[Update 20 March 2019: this functionality is now natively provided in SQL Server 2017+ / Azure SQL DB through the STRING_AGG intrinsic]
Some time back, Dimitri Furman who works as a Senior Consultant in the Microsoft Services team shared a very useful tip. It pertains to a pattern of usage wherein strings from multiple rows are concatenated into a single large (typically comma delimited) string. The usual way that we see this being accomplished is by code like the below:
DECLARE @res NVARCHAR(max) SELECT @res = COALESCE(@res + ',', '') + FirstName + LastName FROM AdventureWorks2016CTP3.Person.Person SELECT @res
While the above is quite simple to read, it is quite slow (as you will see soon) and worse – it does not ‘inline’ meaning you cannot use the above inside a inline table-valued function. This last property was very important for us, because in the case we were looking at, the above COALESCE based concatenation code was in a scalar UDF, which clearly is a big ‘no-no’ from a performance perspective. Also, we did not want to utilize SQLCLR so the usage of the GROUP_CONCAT CLR UDA was ruled out.

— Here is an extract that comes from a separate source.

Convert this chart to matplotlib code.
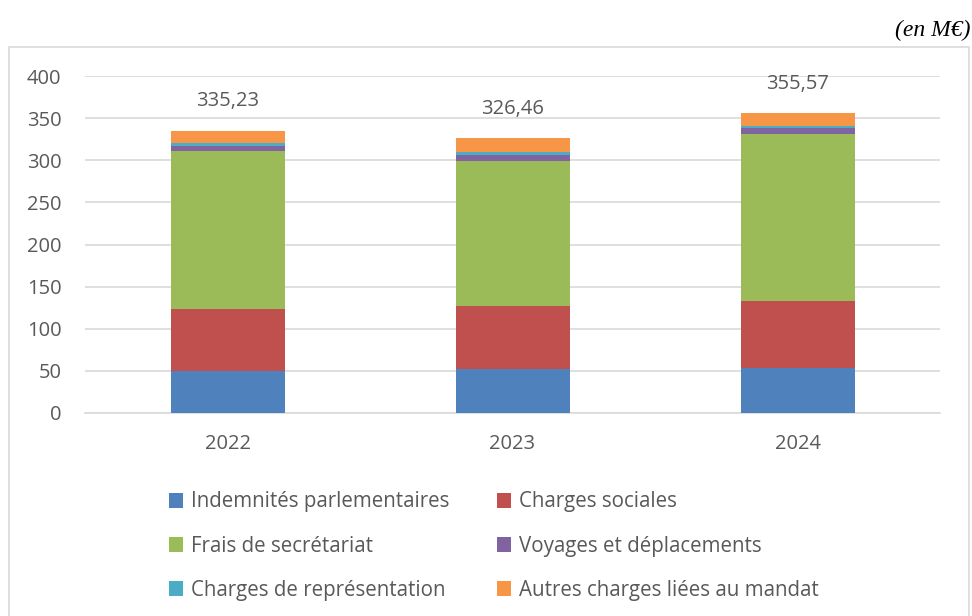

Now, here is a much better way to refactor the above concatenation ‘loop’ into the below:
SELECT STUFF(( SELECT ',' + FirstName + LastName FROM AdventureWorks2016CTP3.Person.Person FOR XML PATH('') ,TYPE ).value('.', 'nvarchar(max)'), 1, 1, '') AS RawResult
On first glance, it may seem counter-intuitive that the second version could be faster, but that is indeed the case. For the above queries, here is the comparison:
COALESCE loop XML Path CPU time = 7969 ms, elapsed time = 7984 ms CPU time = 15 ms, elapsed time = 16 ms
The usage of XML PATH in this way is not exactly ‘breaking news’ but the performance difference is dramatic. And more importantly for the case we were discussing at work, the XML PATH based code can be inlined, making it suitable for use in TVFs. And in our real case, that’s exactly what we wanted to do (refactor the UDF into a TVF.)
Have a great week ahead!